--- Start of Excerpted records ---
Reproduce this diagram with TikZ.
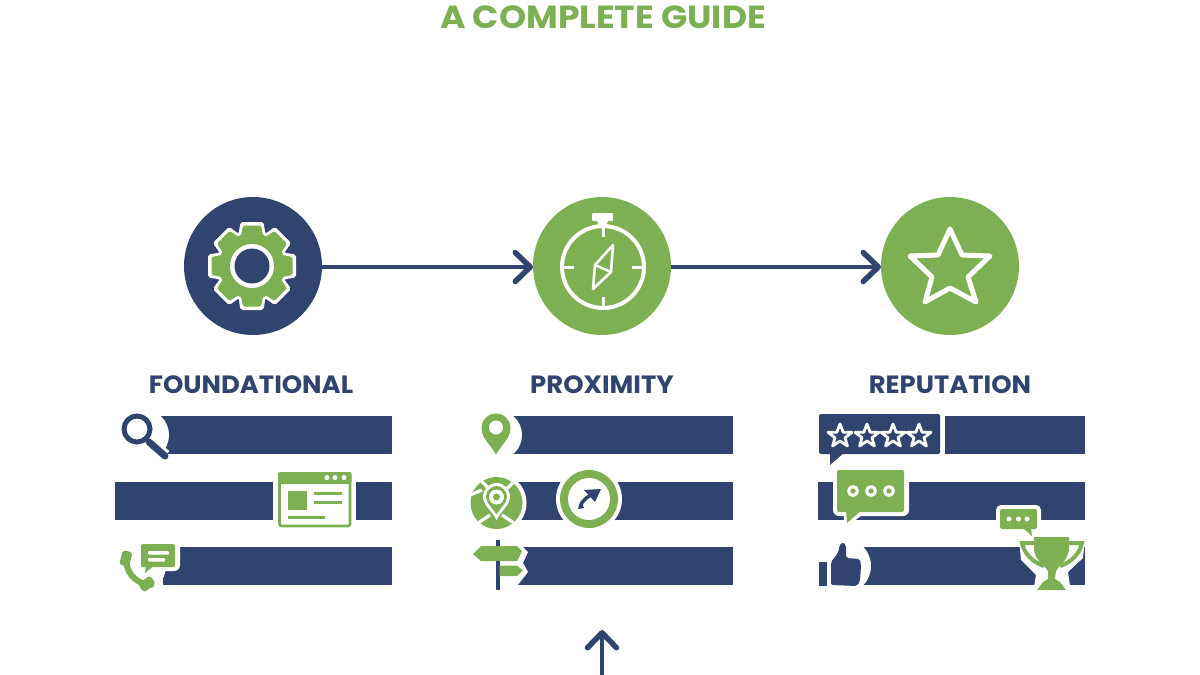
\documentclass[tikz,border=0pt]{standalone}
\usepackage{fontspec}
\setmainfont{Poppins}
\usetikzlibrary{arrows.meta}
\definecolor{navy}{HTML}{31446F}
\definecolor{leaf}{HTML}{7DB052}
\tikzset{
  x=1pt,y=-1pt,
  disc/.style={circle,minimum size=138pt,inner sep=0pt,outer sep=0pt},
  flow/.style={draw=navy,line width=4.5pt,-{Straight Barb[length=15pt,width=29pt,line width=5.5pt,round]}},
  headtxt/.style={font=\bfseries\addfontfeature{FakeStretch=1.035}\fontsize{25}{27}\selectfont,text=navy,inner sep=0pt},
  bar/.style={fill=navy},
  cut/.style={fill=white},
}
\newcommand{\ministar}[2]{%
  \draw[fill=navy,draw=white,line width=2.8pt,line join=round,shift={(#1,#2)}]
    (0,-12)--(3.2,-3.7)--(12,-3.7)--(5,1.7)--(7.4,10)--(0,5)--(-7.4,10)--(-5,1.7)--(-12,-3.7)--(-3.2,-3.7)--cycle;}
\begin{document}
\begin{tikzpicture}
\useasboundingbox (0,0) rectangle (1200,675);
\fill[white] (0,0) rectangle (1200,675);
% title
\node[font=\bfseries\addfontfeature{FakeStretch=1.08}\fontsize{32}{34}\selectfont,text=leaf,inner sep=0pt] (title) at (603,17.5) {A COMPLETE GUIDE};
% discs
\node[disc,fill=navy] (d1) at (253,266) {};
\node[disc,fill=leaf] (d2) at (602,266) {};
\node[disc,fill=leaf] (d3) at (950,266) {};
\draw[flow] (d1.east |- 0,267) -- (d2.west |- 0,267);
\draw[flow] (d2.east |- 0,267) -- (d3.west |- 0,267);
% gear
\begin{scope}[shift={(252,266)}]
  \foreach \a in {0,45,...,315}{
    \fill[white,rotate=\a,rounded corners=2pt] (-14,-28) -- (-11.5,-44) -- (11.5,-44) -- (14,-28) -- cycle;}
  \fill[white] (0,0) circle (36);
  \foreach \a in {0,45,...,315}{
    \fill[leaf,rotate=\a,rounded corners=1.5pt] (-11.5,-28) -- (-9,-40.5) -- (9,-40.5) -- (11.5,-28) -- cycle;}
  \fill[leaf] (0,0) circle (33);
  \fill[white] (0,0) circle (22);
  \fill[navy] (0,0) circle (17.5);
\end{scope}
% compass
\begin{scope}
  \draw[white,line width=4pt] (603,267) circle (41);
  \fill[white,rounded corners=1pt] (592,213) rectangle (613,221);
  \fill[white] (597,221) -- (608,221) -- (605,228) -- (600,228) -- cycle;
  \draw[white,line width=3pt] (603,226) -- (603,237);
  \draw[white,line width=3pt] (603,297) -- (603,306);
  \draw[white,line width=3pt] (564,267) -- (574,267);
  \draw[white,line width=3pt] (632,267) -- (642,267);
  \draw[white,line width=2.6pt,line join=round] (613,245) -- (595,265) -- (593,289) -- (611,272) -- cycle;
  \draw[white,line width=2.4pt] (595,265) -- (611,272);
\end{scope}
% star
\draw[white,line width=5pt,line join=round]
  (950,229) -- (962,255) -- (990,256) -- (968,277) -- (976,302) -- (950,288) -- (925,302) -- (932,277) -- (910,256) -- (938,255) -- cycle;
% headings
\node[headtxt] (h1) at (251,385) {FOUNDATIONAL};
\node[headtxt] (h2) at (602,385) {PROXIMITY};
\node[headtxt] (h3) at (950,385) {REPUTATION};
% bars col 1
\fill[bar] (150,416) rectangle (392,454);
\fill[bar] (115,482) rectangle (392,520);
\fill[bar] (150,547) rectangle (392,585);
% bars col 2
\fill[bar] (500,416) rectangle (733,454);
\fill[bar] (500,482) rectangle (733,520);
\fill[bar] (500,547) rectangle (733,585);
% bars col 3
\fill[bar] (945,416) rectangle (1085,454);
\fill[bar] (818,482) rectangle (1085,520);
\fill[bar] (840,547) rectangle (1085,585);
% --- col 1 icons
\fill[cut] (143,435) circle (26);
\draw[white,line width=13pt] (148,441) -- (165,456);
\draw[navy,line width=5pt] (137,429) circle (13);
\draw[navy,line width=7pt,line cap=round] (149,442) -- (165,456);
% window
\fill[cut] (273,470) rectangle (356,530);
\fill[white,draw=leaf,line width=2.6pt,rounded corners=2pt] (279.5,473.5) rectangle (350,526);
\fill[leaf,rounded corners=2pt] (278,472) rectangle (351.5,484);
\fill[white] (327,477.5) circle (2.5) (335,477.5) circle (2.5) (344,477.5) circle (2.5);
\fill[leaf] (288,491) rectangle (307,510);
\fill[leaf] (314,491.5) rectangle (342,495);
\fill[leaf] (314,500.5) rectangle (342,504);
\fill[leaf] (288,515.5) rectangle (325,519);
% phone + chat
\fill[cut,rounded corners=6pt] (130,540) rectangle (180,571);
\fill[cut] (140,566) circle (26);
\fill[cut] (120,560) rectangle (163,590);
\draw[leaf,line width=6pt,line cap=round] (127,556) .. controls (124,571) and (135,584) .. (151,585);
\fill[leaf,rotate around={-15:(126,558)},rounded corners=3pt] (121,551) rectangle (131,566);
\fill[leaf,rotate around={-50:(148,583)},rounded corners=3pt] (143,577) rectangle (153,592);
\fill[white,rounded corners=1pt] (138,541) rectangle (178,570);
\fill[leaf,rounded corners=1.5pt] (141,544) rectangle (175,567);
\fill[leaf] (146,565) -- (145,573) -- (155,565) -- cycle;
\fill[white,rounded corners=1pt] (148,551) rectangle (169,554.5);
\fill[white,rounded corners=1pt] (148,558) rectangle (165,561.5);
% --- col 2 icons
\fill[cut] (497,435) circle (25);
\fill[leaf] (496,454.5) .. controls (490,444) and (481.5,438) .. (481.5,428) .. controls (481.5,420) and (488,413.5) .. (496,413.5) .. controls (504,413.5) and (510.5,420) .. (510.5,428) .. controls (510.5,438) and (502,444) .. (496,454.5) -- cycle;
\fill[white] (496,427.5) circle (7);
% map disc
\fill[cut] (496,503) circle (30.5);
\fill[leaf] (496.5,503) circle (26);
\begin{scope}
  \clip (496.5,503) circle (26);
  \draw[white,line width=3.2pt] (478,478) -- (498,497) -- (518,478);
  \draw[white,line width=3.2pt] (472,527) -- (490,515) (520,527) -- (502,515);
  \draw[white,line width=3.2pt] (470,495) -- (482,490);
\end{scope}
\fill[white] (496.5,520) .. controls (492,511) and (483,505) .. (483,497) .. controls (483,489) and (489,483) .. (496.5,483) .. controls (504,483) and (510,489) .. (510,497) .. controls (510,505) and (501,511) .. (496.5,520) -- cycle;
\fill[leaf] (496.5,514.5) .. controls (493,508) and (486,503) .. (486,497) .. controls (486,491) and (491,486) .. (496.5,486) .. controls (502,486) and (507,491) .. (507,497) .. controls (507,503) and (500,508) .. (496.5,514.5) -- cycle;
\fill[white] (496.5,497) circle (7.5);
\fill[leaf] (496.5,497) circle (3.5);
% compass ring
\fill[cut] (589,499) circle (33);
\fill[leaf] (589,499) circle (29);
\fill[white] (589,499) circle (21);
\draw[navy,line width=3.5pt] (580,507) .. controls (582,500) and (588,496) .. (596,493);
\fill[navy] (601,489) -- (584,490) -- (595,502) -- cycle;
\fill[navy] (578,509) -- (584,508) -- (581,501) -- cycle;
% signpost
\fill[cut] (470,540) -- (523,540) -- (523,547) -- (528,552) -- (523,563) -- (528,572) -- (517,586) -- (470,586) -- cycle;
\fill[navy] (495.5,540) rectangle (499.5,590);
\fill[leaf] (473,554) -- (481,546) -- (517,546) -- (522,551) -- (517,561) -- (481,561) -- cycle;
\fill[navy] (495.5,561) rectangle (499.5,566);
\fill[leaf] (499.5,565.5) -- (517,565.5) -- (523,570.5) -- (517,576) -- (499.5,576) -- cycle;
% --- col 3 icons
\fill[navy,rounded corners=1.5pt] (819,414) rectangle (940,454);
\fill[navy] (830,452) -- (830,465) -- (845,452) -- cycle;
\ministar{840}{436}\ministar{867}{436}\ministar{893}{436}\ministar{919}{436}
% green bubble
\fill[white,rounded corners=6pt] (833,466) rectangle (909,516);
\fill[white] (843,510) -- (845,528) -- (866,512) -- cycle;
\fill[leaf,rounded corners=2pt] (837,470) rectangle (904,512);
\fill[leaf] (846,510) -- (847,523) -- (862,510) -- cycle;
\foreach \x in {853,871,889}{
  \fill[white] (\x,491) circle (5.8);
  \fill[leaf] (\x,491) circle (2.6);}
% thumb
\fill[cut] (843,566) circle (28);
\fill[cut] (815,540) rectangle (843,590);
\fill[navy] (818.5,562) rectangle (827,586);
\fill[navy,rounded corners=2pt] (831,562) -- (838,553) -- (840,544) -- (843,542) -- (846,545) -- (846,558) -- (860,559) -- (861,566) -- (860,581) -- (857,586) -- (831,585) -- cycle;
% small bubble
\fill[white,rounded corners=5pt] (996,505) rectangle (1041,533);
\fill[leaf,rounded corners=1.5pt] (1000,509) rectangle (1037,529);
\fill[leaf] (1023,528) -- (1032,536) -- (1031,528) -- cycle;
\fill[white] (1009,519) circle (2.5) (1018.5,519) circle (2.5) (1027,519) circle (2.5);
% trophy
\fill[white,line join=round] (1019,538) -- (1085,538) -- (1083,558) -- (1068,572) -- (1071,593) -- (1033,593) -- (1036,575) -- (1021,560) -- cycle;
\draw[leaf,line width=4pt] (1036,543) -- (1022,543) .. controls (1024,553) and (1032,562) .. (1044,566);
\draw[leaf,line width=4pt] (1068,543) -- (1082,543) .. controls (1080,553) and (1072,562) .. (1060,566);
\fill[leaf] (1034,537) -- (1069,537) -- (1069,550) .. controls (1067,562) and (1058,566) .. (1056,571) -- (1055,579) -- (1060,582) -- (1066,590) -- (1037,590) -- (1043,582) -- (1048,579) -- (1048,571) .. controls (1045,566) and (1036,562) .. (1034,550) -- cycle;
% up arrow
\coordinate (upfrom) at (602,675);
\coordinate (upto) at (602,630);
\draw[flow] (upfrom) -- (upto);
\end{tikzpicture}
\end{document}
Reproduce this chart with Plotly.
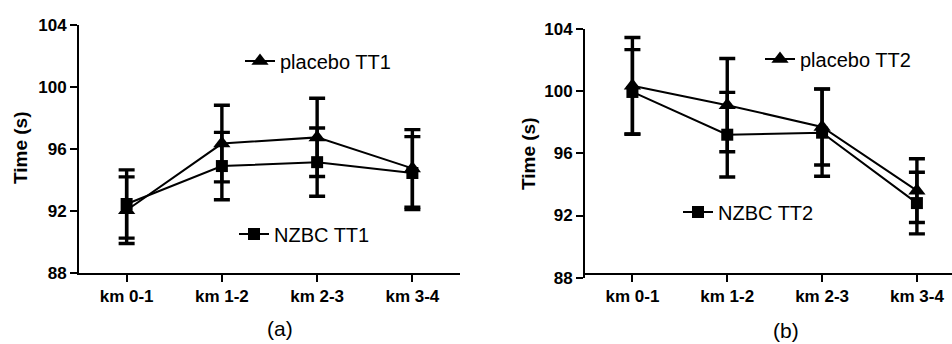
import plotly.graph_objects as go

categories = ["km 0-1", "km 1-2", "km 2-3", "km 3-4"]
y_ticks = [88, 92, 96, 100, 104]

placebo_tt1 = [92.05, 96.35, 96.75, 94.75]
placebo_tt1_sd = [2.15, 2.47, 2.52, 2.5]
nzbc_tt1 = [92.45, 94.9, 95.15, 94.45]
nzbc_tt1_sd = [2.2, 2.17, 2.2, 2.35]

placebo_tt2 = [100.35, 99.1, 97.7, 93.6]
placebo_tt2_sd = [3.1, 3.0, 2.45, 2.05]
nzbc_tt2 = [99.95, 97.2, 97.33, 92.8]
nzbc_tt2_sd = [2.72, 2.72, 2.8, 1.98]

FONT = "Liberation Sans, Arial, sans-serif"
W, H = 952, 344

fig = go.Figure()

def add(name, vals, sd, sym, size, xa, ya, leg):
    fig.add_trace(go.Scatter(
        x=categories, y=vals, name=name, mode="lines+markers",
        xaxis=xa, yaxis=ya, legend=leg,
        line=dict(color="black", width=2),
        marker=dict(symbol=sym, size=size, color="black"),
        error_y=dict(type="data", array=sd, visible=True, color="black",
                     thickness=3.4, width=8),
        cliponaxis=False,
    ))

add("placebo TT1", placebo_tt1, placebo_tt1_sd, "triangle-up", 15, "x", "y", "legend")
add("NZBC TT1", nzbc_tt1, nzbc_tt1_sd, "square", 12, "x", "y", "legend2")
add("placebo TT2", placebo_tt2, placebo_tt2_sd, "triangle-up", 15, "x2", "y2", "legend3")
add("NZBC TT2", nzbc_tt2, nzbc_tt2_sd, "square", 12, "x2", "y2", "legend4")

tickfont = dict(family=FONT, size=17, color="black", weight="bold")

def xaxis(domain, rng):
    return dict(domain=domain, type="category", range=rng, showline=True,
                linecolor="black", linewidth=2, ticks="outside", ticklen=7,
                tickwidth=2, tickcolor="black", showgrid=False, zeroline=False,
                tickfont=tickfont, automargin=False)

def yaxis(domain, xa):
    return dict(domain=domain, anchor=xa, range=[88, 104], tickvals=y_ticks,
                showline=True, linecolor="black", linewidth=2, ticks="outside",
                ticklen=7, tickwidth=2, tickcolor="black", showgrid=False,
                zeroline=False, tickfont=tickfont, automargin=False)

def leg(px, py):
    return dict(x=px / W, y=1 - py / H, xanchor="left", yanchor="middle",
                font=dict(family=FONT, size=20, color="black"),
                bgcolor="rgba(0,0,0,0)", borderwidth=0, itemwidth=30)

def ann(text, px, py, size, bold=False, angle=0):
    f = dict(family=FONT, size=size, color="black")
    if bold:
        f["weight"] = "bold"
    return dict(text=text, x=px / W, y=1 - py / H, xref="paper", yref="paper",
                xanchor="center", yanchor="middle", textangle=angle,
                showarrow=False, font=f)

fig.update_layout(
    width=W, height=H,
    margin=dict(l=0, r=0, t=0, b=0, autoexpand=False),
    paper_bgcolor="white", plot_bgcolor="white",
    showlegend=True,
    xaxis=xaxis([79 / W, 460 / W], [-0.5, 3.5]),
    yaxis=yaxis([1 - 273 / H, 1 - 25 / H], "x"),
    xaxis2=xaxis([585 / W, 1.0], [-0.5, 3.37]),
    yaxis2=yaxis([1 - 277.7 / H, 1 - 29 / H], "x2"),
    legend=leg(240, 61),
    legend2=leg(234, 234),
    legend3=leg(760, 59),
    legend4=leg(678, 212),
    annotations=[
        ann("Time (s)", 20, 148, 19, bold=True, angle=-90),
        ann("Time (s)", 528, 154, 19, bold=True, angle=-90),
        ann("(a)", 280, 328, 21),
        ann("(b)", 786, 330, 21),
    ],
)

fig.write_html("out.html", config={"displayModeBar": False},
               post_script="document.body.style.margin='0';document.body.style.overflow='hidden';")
--- End of Excerpted records ---
Of all the lines in the entries, how many contain the word "with"? Give only the number.

▶ **Worked solution**
2